## Data provided
--- BEGIN ---
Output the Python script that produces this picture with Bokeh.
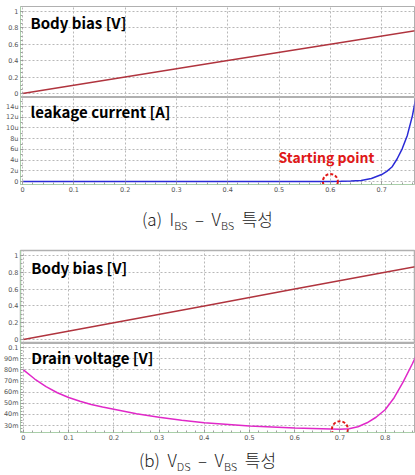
from bokeh.plotting import figure
from bokeh.layouts import column
from bokeh.models import Div, Label, FixedTicker, Range1d
from bokeh.embed import file_html
from bokeh.resources import INLINE
import numpy as np

# ---------------- data ----------------
# (a) I_BS - V_BS
vbs_bias_a = [0.0, 0.2, 0.4, 0.6, 0.8]
body_bias_a = [0.0, 0.2, 0.4, 0.6, 0.8]
vbs_leak = [0.0, 0.1, 0.2, 0.3, 0.4, 0.5, 0.6, 0.62, 0.64, 0.66, 0.68, 0.70,
            0.71, 0.72, 0.73, 0.74, 0.75, 0.76, 0.765, 0.77]
leak_uA = [0, 0, 0, 0, 0, 0, 0.01, 0.03, 0.08, 0.2, 0.55, 1.3,
           1.9, 2.7, 4.2, 6.1, 8.6, 12.3, 14.8, 17.5]
start_a_x = [0.6]
start_a_y = [0.0]

# (b) V_DS - V_BS
vbs_bias_b = [0.0, 0.2, 0.4, 0.6, 0.8, 0.9]
body_bias_b = [0.0, 0.2, 0.4, 0.6, 0.8, 0.9]
vbs_drain = [0.0, 0.025, 0.05, 0.075, 0.1, 0.125, 0.15, 0.175, 0.2, 0.25, 0.3,
             0.35, 0.4, 0.5, 0.6, 0.7, 0.72, 0.74, 0.76, 0.78, 0.8, 0.82,
             0.84, 0.86, 0.88]
drain_mV = [80, 71.8, 65, 59.5, 55.2, 51.8, 49, 46.6, 44.6, 40.6, 37.5,
            34.8, 32.5, 29.7, 27.8, 26.7, 27.2, 29.0, 32.5, 37.5, 44.2, 55.0,
            69.2, 85.3, 102]
start_b_x = [0.7]
start_b_y = [26.7]

# ticks / labels
x_ticks_a = [0, 0.1, 0.2, 0.3, 0.4, 0.5, 0.6, 0.7]
x_labels_a = ["0", "0.1", "0.2", "0.3", "0.4", "0.5", "0.6", "0.7"]
x_ticks_b = [0, 0.1, 0.2, 0.3, 0.4, 0.5, 0.6, 0.7, 0.8]
x_labels_b = ["0", "0.1", "0.2", "0.3", "0.4", "0.5", "0.6", "0.7", "0.8"]
bias_ticks = [0, 0.2, 0.4, 0.6, 0.8, 1]
bias_labels = ["0", "0.2", "0.4", "0.6", "0.8", "1"]
leak_ticks = [0, 2, 4, 6, 8, 10, 12, 14]
leak_labels = ["0", "2u", "4u", "6u", "8u", "10u", "12u", "14u"]
drain_ticks = [30, 40, 50, 60, 70, 80, 90, 100]
drain_labels = ["30m", "40m", "50m", "60m", "70m", "80m", "90m", "0.1"]

# ---------------- styles ----------------
W = 415
GRID = "#b8b8b8"
AXG = "#a9cfa9"
OUT = "#b0b0b0"
TICKF = "6.5px"
TITLEF = "Noto Sans CJK KR"


def make_fig(height, xr, yr, top=0, bottom=0, left=20):
    p = figure(width=W, height=height, x_range=Range1d(*xr), y_range=Range1d(*yr),
               output_backend="svg", toolbar_location=None,
               min_border_left=left, min_border_right=1,
               min_border_top=top, min_border_bottom=bottom)
    p.background_fill_color = "white"
    p.border_fill_color = "white"
    p.outline_line_color = OUT
    p.outline_line_width = 1
    for g in (p.xgrid, p.ygrid):
        g.grid_line_color = GRID
        g.grid_line_dash = "2 2"
        g.grid_line_width = 1
    for ax in (p.xaxis, p.yaxis):
        ax.axis_line_color = AXG
        ax.major_tick_line_color = "#909090"
        ax.minor_tick_line_color = "#a0a0a0"
        ax.major_tick_in = 3
        ax.major_tick_out = 0
        ax.minor_tick_in = 2
        ax.minor_tick_out = 0
        ax.major_label_text_font_size = TICKF
        ax.major_label_text_color = "#555555"
        ax.major_label_text_font = "DejaVu Sans"
        ax.major_label_standoff = 2
    return p


def set_yticks(p, ticks, labels, minor):
    p.yaxis.ticker = FixedTicker(ticks=ticks, minor_ticks=minor)
    p.yaxis.major_label_overrides = dict(zip(ticks, labels))


def set_xticks(p, ticks, labels, minor, show):
    p.xaxis.ticker = FixedTicker(ticks=ticks, minor_ticks=minor)
    p.xgrid.ticker = FixedTicker(ticks=ticks)
    p.xaxis.major_label_overrides = dict(zip(ticks, labels))
    if not show:
        p.xaxis.visible = False


def title(p, x, y, text, color="black", size="15px"):
    p.add_layout(Label(x=x, y=y, text=text, text_font=TITLEF, text_font_style="bold",
                       text_font_size=size, text_color=color, text_baseline="middle"))


minor_a = list(np.round(np.arange(0, 0.77, 0.02), 3))
minor_b = list(np.round(np.arange(0, 0.87, 0.02), 3))
bias_minor = list(np.round(np.arange(0, 1.05, 0.05), 3))
leak_minor = list(np.arange(0, 16, 1))
drain_minor = list(np.arange(25, 102, 2.5))

XR_A = (-0.0039, 0.764)
XR_B = (-0.0065, 0.865)

# (a) top: body bias
a1 = make_fig(97, XR_A, (-0.05, 1.06), top=6)
set_xticks(a1, x_ticks_a, x_labels_a, minor_a, False)
set_yticks(a1, bias_ticks, bias_labels, bias_minor)
a1.line(vbs_bias_a, body_bias_a, line_color="#b0343e", line_width=1.5)
title(a1, 0.0156, 0.86, "Body bias [V]")

# (a) bottom: leakage current
a2 = make_fig(100, XR_A, (-0.56, 15.68), bottom=13)
set_xticks(a2, x_ticks_a, x_labels_a, minor_a, True)
set_yticks(a2, leak_ticks, leak_labels, leak_minor)
a2.line(vbs_leak, leak_uA, line_color="#2a2ad6", line_width=1.5)
a2.scatter(start_a_x, start_a_y, size=15, marker="circle", fill_color=None,
           line_color="#e01818", line_width=2, line_dash="3 2")
title(a2, 0.0156, 13.0, "leakage current [A]")
title(a2, 0.499, 4.57, "Starting point", color="#e01818", size="14px")

cap_style = {"text-align": "center", "font-size": "17px", "font-family": "'Noto Sans CJK KR'",
             "font-weight": "300", "color": "#222222", "line-height": "22px", "width": "415px"}
sub = "<span style='font-size:11px; position:relative; top:4px'>"
cap_a = Div(text=f"(a)&nbsp;&nbsp;I{sub}BS</span>&nbsp;&nbsp;–&nbsp;&nbsp;V{sub}BS</span>&nbsp;&nbsp;특성",
            width=W, height=51, margin=(0, 0, 0, 0),
            styles=dict(cap_style, **{"padding-top": "11px"}))

# (b) top: body bias
b1 = make_fig(95, XR_B, (-0.048, 1.06), top=2, left=14)
b1.outline_line_width = 1.5
set_xticks(b1, x_ticks_b, x_labels_b, minor_b, False)
set_yticks(b1, bias_ticks, bias_labels, bias_minor)
b1.line(vbs_bias_b, body_bias_b, line_color="#b0343e", line_width=1.5)
title(b1, 0.0174, 0.863, "Body bias [V]")

# (b) bottom: drain voltage
b2 = make_fig(100, XR_B, (23.8, 103.7), bottom=11, left=14)
set_xticks(b2, x_ticks_b, x_labels_b, minor_b, True)
set_yticks(b2, drain_ticks, drain_labels, drain_minor)
b2.line(vbs_drain, drain_mV, line_color="#e028c8", line_width=1.5)
b2.scatter(start_b_x, start_b_y, size=16, marker="circle", fill_color=None,
           line_color="#e01818", line_width=2, line_dash="3 2")
title(b2, 0.0174, 91.1, "Drain voltage [V]")

cap_b = Div(text=f"(b)&nbsp;&nbsp;V{sub}DS</span>&nbsp;&nbsp;–&nbsp;&nbsp;V{sub}BS</span>&nbsp;&nbsp;특성",
            width=W, height=31, margin=(0, 0, 0, 0),
            styles=dict(cap_style, **{"padding-top": "6px"}))

layout = column(a1, a2, cap_a, b1, b2, cap_b, spacing=0)

open("out.html", "w").write(file_html(layout, INLINE))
--- END ---
## Challenge
Go from the first line of the listing to the line holding "start_a_y = [0.0]" and, please, transcribe those lines exactly, both included, with no pictures.

## The answer
Output the Python script that produces this picture with Bokeh.
from bokeh.plotting import figure
from bokeh.layouts import column
from bokeh.models import Div, Label, FixedTicker, Range1d
from bokeh.embed import file_html
from bokeh.resources import INLINE
import numpy as np

# ---------------- data ----------------
# (a) I_BS - V_BS
vbs_bias_a = [0.0, 0.2, 0.4, 0.6, 0.8]
body_bias_a = [0.0, 0.2, 0.4, 0.6, 0.8]
vbs_leak = [0.0, 0.1, 0.2, 0.3, 0.4, 0.5, 0.6, 0.62, 0.64, 0.66, 0.68, 0.70,
            0.71, 0.72, 0.73, 0.74, 0.75, 0.76, 0.765, 0.77]
leak_uA = [0, 0, 0, 0, 0, 0, 0.01, 0.03, 0.08, 0.2, 0.55, 1.3,
           1.9, 2.7, 4.2, 6.1, 8.6, 12.3, 14.8, 17.5]
start_a_x = [0.6]
start_a_y = [0.0]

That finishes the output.